Collection entries:
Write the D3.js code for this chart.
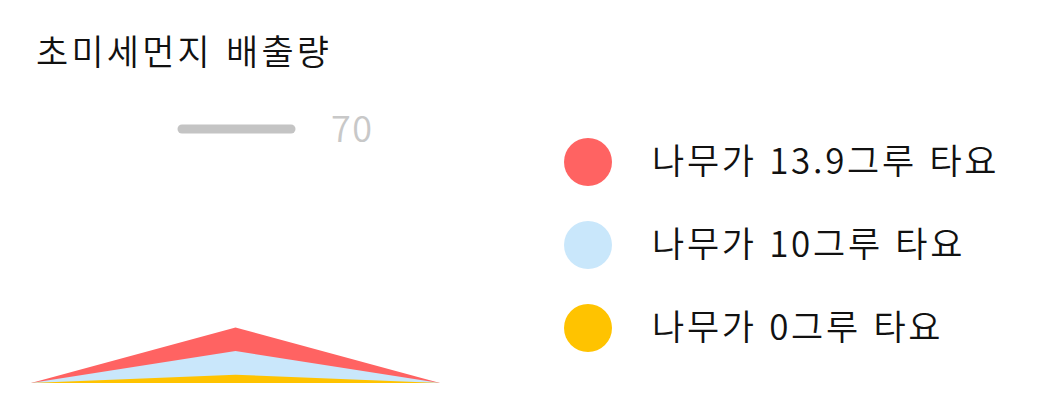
<!DOCTYPE html>
<html lang="ko">
<head>
    <meta charset="UTF-8">
    <title>초미세먼지 배출량</title>
    <script src="https://cdnjs.cloudflare.com/ajax/libs/d3/7.8.2/d3.min.js"></script>
    <style>
        body{ margin: 0; background: #fff; }
        svg{ display: block; font-family: "Noto Sans CJK KR", "Noto Sans", sans-serif; }
    </style>
</head>
<body>
    <div class="container"></div>
    <script>
        // data
        const title = '초미세먼지 배출량';
        const seriesNames = ['나무가 13.9그루 타요', '나무가 10그루 타요', '나무가 0그루 타요'];
        const seriesPeaks = [15.3, 8.8, 2.3];
        const seriesColors = ['#ff6362', '#c9e7fb', '#ffc300'];
        const refValue = 70;

        let width = 1050;
        let height = 414;

        const svg = d3.select('.container').append('svg')
            .attr('width', width).attr('height', height);

        svg.append('text')
            .attr('x', 36).attr('y', 65)
            .attr('font-size', 35).attr('font-weight', 350)
            .attr('letter-spacing', 3.2).attr('fill', '#111')
            .text(title);

        // scales
        const xScale = d3.scaleLinear().domain([0, 2]).range([31, 440]);
        const yScale = d3.scaleLinear().domain([0, refValue]).range([383, 129]);

        // reference line
        svg.append('line')
            .attr('x1', 182).attr('x2', 291)
            .attr('y1', yScale(refValue)).attr('y2', yScale(refValue))
            .attr('stroke', '#c4c4c4').attr('stroke-width', 9)
            .attr('stroke-linecap', 'round');

        svg.append('text')
            .attr('x', 331).attr('y', yScale(refValue) + 13)
            .attr('font-size', 36).attr('font-weight', 350)
            .attr('letter-spacing', 1.5).attr('fill', '#c8c8c8')
            .text(refValue);

        // triangles
        const area = d3.area()
            .x((d, i) => xScale(i))
            .y0(yScale(0))
            .y1(d => yScale(d));

        svg.selectAll('path.tri')
            .data(seriesPeaks)
            .enter()
            .append('path')
            .attr('class', 'tri')
            .attr('d', v => area([0, v, 0]))
            .attr('fill', (v, i) => seriesColors[i]);

        // legend
        const legend = svg.selectAll('g.legend')
            .data(seriesNames)
            .enter()
            .append('g')
            .attr('class', 'legend')
            .attr('transform', (d, i) => `translate(588, ${162 + i * 83})`);

        legend.append('circle')
            .attr('r', 24)
            .attr('fill', (d, i) => seriesColors[i]);

        legend.append('text')
            .attr('x', 64).attr('y', 12)
            .attr('font-size', 35).attr('font-weight', 350)
            .attr('letter-spacing', 2.7).attr('fill', '#111')
            .text(d => d);
    </script>
</body>
</html>
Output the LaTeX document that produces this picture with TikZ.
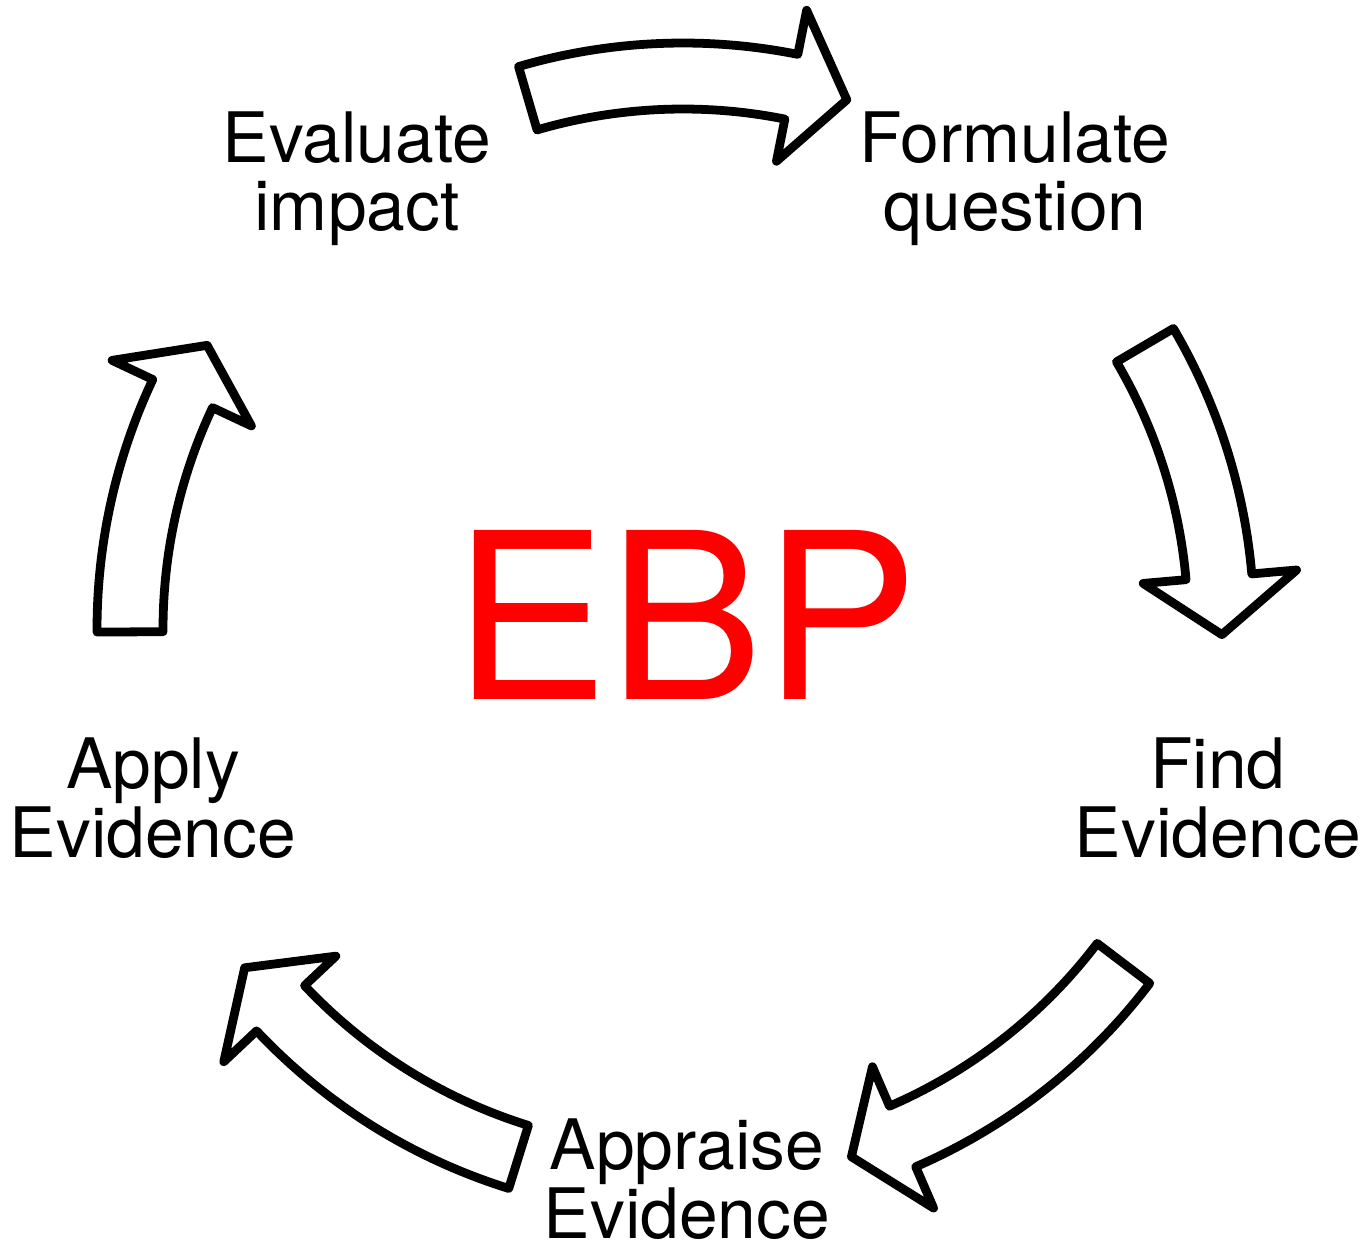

**WORK TO BE COMPLETED:** Transcribe all the lines above exactly, apart from the pictures.

**FULL SOLUTION:**
Write the D3.js code for this chart.
<!DOCTYPE html>
<html lang="ko">
<head>
    <meta charset="UTF-8">
    <title>초미세먼지 배출량</title>
    <script src="https://cdnjs.cloudflare.com/ajax/libs/d3/7.8.2/d3.min.js"></script>
    <style>
        body{ margin: 0; background: #fff; }
        svg{ display: block; font-family: "Noto Sans CJK KR", "Noto Sans", sans-serif; }
    </style>
</head>
<body>
    <div class="container"></div>
    <script>
        // data
        const title = '초미세먼지 배출량';
        const seriesNames = ['나무가 13.9그루 타요', '나무가 10그루 타요', '나무가 0그루 타요'];
        const seriesPeaks = [15.3, 8.8, 2.3];
        const seriesColors = ['#ff6362', '#c9e7fb', '#ffc300'];
        const refValue = 70;

        let width = 1050;
        let height = 414;

        const svg = d3.select('.container').append('svg')
            .attr('width', width).attr('height', height);

        svg.append('text')
            .attr('x', 36).attr('y', 65)
            .attr('font-size', 35).attr('font-weight', 350)
            .attr('letter-spacing', 3.2).attr('fill', '#111')
            .text(title);

        // scales
        const xScale = d3.scaleLinear().domain([0, 2]).range([31, 440]);
        const yScale = d3.scaleLinear().domain([0, refValue]).range([383, 129]);

        // reference line
        svg.append('line')
            .attr('x1', 182).attr('x2', 291)
            .attr('y1', yScale(refValue)).attr('y2', yScale(refValue))
            .attr('stroke', '#c4c4c4').attr('stroke-width', 9)
            .attr('stroke-linecap', 'round');

        svg.append('text')
            .attr('x', 331).attr('y', yScale(refValue) + 13)
            .attr('font-size', 36).attr('font-weight', 350)
            .attr('letter-spacing', 1.5).attr('fill', '#c8c8c8')
            .text(refValue);

        // triangles
        const area = d3.area()
            .x((d, i) => xScale(i))
            .y0(yScale(0))
            .y1(d => yScale(d));

        svg.selectAll('path.tri')
            .data(seriesPeaks)
            .enter()
            .append('path')
            .attr('class', 'tri')
            .attr('d', v => area([0, v, 0]))
            .attr('fill', (v, i) => seriesColors[i]);

        // legend
        const legend = svg.selectAll('g.legend')
            .data(seriesNames)
            .enter()
            .append('g')
            .attr('class', 'legend')
            .attr('transform', (d, i) => `translate(588, ${162 + i * 83})`);

        legend.append('circle')
            .attr('r', 24)
            .attr('fill', (d, i) => seriesColors[i]);

        legend.append('text')
            .attr('x', 64).attr('y', 12)
            .attr('font-size', 35).attr('font-weight', 350)
            .attr('letter-spacing', 2.7).attr('fill', '#111')
            .text(d => d);
    </script>
</body>
</html>
Output the LaTeX document that produces this picture with TikZ.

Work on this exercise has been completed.